22 Août 1944 - Avant de quitter la région, chassées par l'armée de Lattre, les troupes d'occupation sabotent les émetteurs. Radio-Lyon n'est pas épargnée. Les gardiens qui ont reçu des ordres deviennent agressifs. Ils brisent les isolateurs, les instruments de mesure, détériorent les collecteurs des génératrices et des commutatrices à coups de marteau, percent les cuves des transformateurs... puis ils veulent abattre le pylône de 107 mètres, mais manquent de moyens et ne savent pas s'y prendre. L'opération mal menée risque être dangereuse pour les curieux qui arrivent en particulier des enfants, et pour les bâtiments. Le chef du matériel, Monsieur Ligier qui en est conscient, va chercher une clef spéciale de 13 kilos qu'il sait être adaptée pour dévisser l'un des haubans jusqu'au dernier filet. Le pylône tombe direction nord-est sans dommages pour l’environnement ; sauf quelques jardins potagers... si précieux à l’époque.


Après la libération, l'ingénieur en chef, André Jarre s'efforce de tout réparer dans les meilleurs délais; sorte de signal de revanche envoyé à l’ennemi. Une antenne à plusieurs fils (en nappe) est tendue horizontalement entre deux mâts en bois de vingt mètres de haut.

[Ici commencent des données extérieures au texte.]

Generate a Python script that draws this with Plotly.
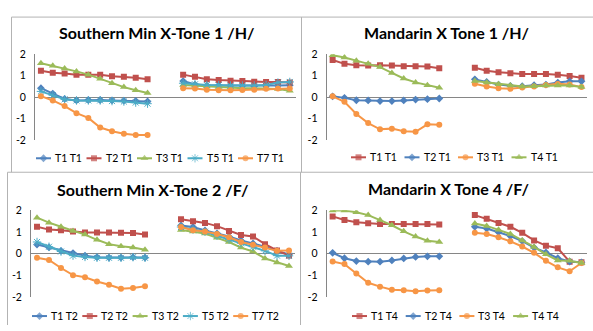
import plotly.graph_objects as go

W, H = 593, 331

BLUE = "#4F81BD"
RED = "#C0504D"
GREEN = "#9BBB59"
AQUA = "#4BACC6"
ORANGE = "#F79646"
AXIS_GREY = "#868686"
FRAME_GREY = "#B3B3B3"
FONT = "Lato"

# Ten time points before the gap, two empty slots, ten time points after
n_pts = 10
n_gap = 2

# Southern Min X-Tone 1 /H/
smh_T1 = [0.42, 0.17, -0.08, -0.15, -0.13, -0.13, -0.15, -0.16, -0.17, -0.20,
          0.75, 0.59, 0.54, 0.54, 0.53, 0.53, 0.51, 0.53, 0.54, 0.56]
smh_T2 = [1.23, 1.14, 1.10, 1.05, 1.05, 1.04, 0.98, 0.95, 0.90, 0.83,
          1.05, 0.95, 0.84, 0.80, 0.77, 0.75, 0.72, 0.71, 0.71, 0.69]
smh_T3 = [1.58, 1.46, 1.34, 1.20, 1.05, 0.86, 0.65, 0.47, 0.32, 0.20,
          0.57, 0.54, 0.50, 0.47, 0.44, 0.42, 0.42, 0.41, 0.38, 0.30]
smh_T5 = [0.27, 0.09, -0.10, -0.15, -0.15, -0.15, -0.18, -0.20, -0.25, -0.30,
          0.65, 0.60, 0.57, 0.56, 0.54, 0.54, 0.54, 0.57, 0.68, 0.71]
smh_T7 = [0.05, -0.15, -0.41, -0.74, -0.96, -1.41, -1.58, -1.70, -1.76, -1.76,
          0.42, 0.41, 0.35, 0.32, 0.32, 0.33, 0.35, 0.39, 0.41, 0.41]

# Mandarin X Tone 1 /H/
mh_T1 = [1.73, 1.55, 1.49, 1.47, 1.49, 1.47, 1.44, 1.44, 1.43, 1.35,
         1.37, 1.23, 1.16, 1.11, 1.08, 1.08, 1.08, 1.04, 0.99, 0.90]
mh_T2 = [0.04, -0.03, -0.14, -0.15, -0.18, -0.18, -0.15, -0.11, -0.09, -0.06,
         0.83, 0.71, 0.59, 0.53, 0.51, 0.56, 0.59, 0.68, 0.74, 0.74]
mh_T3 = [0.04, -0.21, -0.78, -1.20, -1.49, -1.46, -1.58, -1.61, -1.26, -1.28,
         0.63, 0.50, 0.42, 0.39, 0.45, 0.50, 0.57, 0.62, 0.59, 0.47]
mh_T4 = [1.95, 1.85, 1.70, 1.55, 1.40, 1.13, 0.87, 0.69, 0.56, 0.44,
         0.75, 0.69, 0.60, 0.54, 0.50, 0.51, 0.54, 0.54, 0.54, 0.48]

# Southern Min X-Tone 2 /F/
smf_T1 = [0.42, 0.29, 0.13, 0.03, -0.09, -0.16, -0.18, -0.18, -0.16, -0.18,
          1.30, 1.23, 1.07, 0.93, 0.79, 0.61, 0.47, 0.32, 0.13, -0.04]
smf_T2 = [1.24, 1.11, 1.08, 1.02, 0.98, 0.98, 0.98, 0.96, 0.95, 0.89,
          1.59, 1.50, 1.42, 1.27, 1.05, 0.86, 0.79, 0.44, 0.15, -0.09]
smf_T3 = [1.66, 1.43, 1.24, 1.05, 0.88, 0.64, 0.44, 0.34, 0.28, 0.18,
          1.09, 1.02, 0.93, 0.73, 0.54, 0.28, 0.10, -0.22, -0.41, -0.57]
smf_T5 = [0.54, 0.32, 0.10, -0.09, -0.15, -0.19, -0.19, -0.19, -0.16, -0.19,
          1.23, 1.12, 1.01, 0.83, 0.66, 0.48, 0.32, 0.13, -0.09, -0.10]
smf_T7 = [-0.19, -0.29, -0.66, -0.99, -1.09, -1.28, -1.43, -1.62, -1.58, -1.50,
          1.23, 1.08, 1.02, 0.91, 0.76, 0.54, 0.41, 0.28, 0.13, 0.15]

# Mandarin X Tone 4 /F/
mf_T1 = [1.72, 1.55, 1.45, 1.40, 1.37, 1.37, 1.37, 1.37, 1.37, 1.34,
         1.78, 1.61, 1.42, 1.24, 0.96, 0.61, 0.37, 0.25, -0.37, -0.39]
mf_T2 = [0.04, -0.21, -0.34, -0.37, -0.37, -0.31, -0.22, -0.15, -0.12, -0.12,
         1.24, 1.16, 0.99, 0.81, 0.58, 0.28, 0.06, -0.21, -0.36, -0.40]
mf_T3 = [-0.36, -0.48, -0.91, -1.34, -1.52, -1.66, -1.69, -1.73, -1.70, -1.69,
         0.96, 0.91, 0.76, 0.57, 0.33, 0.04, -0.33, -0.63, -0.81, -0.43]
mf_T4 = [1.99, 1.99, 1.91, 1.78, 1.55, 1.31, 1.03, 0.79, 0.60, 0.54,
         1.39, 1.28, 1.10, 0.91, 0.61, 0.31, -0.03, -0.31, -0.33, -0.43]

y_ticks = [-2, -1, 0, 1, 2]
y_tick_text = ["-2", "-1", "0", "1", "2"]

# Marker style per series colour (Excel default marker cycle)
STYLE = {
    BLUE: dict(symbol="diamond", size=6, line=dict(width=0)),
    RED: dict(symbol="square", size=6, line=dict(width=0)),
    GREEN: dict(symbol="triangle-up", size=7, line=dict(width=0)),
    AQUA: dict(symbol="asterisk-open", size=7, line=dict(width=1, color=AQUA)),
    ORANGE: dict(symbol="circle", size=6, line=dict(width=0)),
}

# title, series, plot box in px (x0, x1, y_top, y_bottom), title centre, legend start/pitch/y
panels = [
    ("Southern Min X-Tone 1 /H/",
     [("T1 T1", smh_T1, BLUE), ("T2 T1", smh_T2, RED), ("T3 T1", smh_T3, GREEN),
      ("T5 T1", smh_T5, AQUA), ("T7 T1", smh_T7, ORANGE)],
     (35, 295.7, 50, 139.3), (156, 28), (36, 50.5, 158)),
    ("Mandarin X Tone 1 /H/",
     [("T1 T1", mh_T1, RED), ("T2 T1", mh_T2, BLUE), ("T3 T1", mh_T3, ORANGE),
      ("T4 T1", mh_T4, GREEN)],
     (326.7, 587.4, 50, 139.3), (446.5, 28), (351, 53.5, 157)),
    ("Southern Min X-Tone 2 /F/",
     [("T1 T2", smf_T1, BLUE), ("T2 T2", smf_T2, RED), ("T3 T2", smf_T3, GREEN),
      ("T5 T2", smf_T5, AQUA), ("T7 T2", smf_T7, ORANGE)],
     (31, 295, 212, 302), (152, 190), (32, 50.3, 321.7)),
    ("Mandarin X Tone 4 /F/",
     [("T1 T4", mf_T1, RED), ("T2 T4", mf_T2, BLUE), ("T3 T4", mf_T3, ORANGE),
      ("T4 T4", mf_T4, GREEN)],
     (326.7, 587.4, 212, 302), (448, 189), (352, 53.7, 321.7)),
]


def px_x(x):
    return x / W


def px_y(y):
    return 1 - y / H


n_cats = 2 * n_pts + n_gap
x_cats = list(range(n_cats))


def with_gap(vals):
    return vals[:n_pts] + [None] * n_gap + vals[n_pts:]


fig = go.Figure()
layout = dict(
    width=W, height=H, margin=dict(l=0, r=0, t=0, b=0),
    paper_bgcolor="white", plot_bgcolor="rgba(0,0,0,0)",
    showlegend=False, font=dict(family=FONT, color="#000000"),
)
annotations = []
shapes = []

for i, (title, series, box, tpos, leg) in enumerate(panels, start=1):
    xa, ya = f"x{i}", f"y{i}"
    x0, x1, yt, yb = box
    layout[f"xaxis{i}"] = dict(
        domain=[px_x(x0), px_x(x1)], range=[-0.5, n_cats - 0.5],
        visible=False, anchor=ya,
    )
    layout[f"yaxis{i}"] = dict(
        domain=[px_y(yb), px_y(yt)], range=[-2, 2], anchor=xa,
        tickvals=y_ticks, ticktext=y_tick_text, ticks="",
        ticklabelstandoff=6,
        tickfont=dict(family=FONT, size=10.5, color="#000000"),
        showgrid=False, showline=True, linecolor=AXIS_GREY, linewidth=1,
        zeroline=True, zerolinecolor=AXIS_GREY, zerolinewidth=1,
    )
    for name, vals, color in series:
        fig.add_trace(go.Scatter(
            x=x_cats, y=with_gap(vals), mode="lines+markers", name=name,
            line=dict(color=color, width=2), marker=dict(color=color, **STYLE[color]),
            connectgaps=False, xaxis=xa, yaxis=ya, showlegend=False,
        ))
    annotations.append(dict(
        text=f"<b>{title}</b>", x=px_x(tpos[0]), y=px_y(tpos[1]),
        xref="paper", yref="paper", xanchor="center", yanchor="middle",
        showarrow=False, font=dict(family=FONT, size=16, color="#000000"),
    ))
    # legend row: short line with centred marker, followed by the series name
    lx, pitch, ly = leg
    for k, (name, vals, color) in enumerate(series):
        sx = lx + k * pitch
        fig.add_trace(go.Scatter(
            x=[sx, sx + 7.5, sx + 15], y=[ly, ly, ly], mode="lines+markers",
            line=dict(color=color, width=2),
            marker=dict(color=color, symbol=STYLE[color]["symbol"],
                        size=[0, STYLE[color]["size"], 0], line=STYLE[color]["line"]),
            xaxis="x5", yaxis="y5", showlegend=False, hoverinfo="skip",
        ))
        annotations.append(dict(
            text=name, x=px_x(sx + 17), y=px_y(ly), xref="paper", yref="paper",
            xanchor="left", yanchor="middle", showarrow=False,
            font=dict(family=FONT, size=10.5, color="#000000"),
        ))

layout["xaxis5"] = dict(domain=[0, 1], range=[0, W], visible=False, anchor="y5")
layout["yaxis5"] = dict(domain=[0, 1], range=[H, 0], visible=False, anchor="x5")

# chart-area frames
frame_lines = [
    (11.5, 11.5, W, 11.5), (11.5, 11.5, 11.5, 172.5), (301.5, 11.5, 301.5, 172.5),
    (7.5, 172.5, W, 172.5), (7.5, 172.5, 7.5, H), (300.5, 172.5, 300.5, H),
]
for ax0, ay0, ax1, ay1 in frame_lines:
    shapes.append(dict(type="line", xref="paper", yref="paper",
                       x0=px_x(ax0), y0=px_y(ay0), x1=px_x(ax1), y1=px_y(ay1),
                       line=dict(color=FRAME_GREY, width=1)))

layout["annotations"] = annotations
layout["shapes"] = shapes
fig.update_layout(**layout)
fig.write_html("out.html")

Dardilly fonctionne à nouveau, même si sans son pylône sa portée est moins grande.


Mais Radio-Lyon fait naufrage. L'émetteur est placé sous séquestre en raison de la personnalité de son propriétaire principal condamné à mort. En plus une ordonnance signée à Alger par le Général de Gaulle en Juin 1944, décide que toutes les installations françaises de radio doivent être prises en charge par le commissaire à l'information. La station de Dardilly est incorporée au réseau des émetteurs français de l'Etat. Elle retransmet le "Programme National", "France Culture" de l'époque, sur 224 mètres - 25 kW. jusqu'en 1952.


Actuellement, le terrain appartiendrait toujours, dit-on à Madame de Chambrun, fille de Pierre Laval. En suivant la Nationale 7, à peu de distance de La Tour-de-Salvagny, on découvre les restes de RADIO-LYON. Le portail d'entrée en fer est rongé par la rouille; malgré les arbres qui ont poussé, on voit le bâtiment principal toujours debout, mais abandonné, vitrages brisés. Tristes vestiges de la plus ancienne radio privée régionale de France.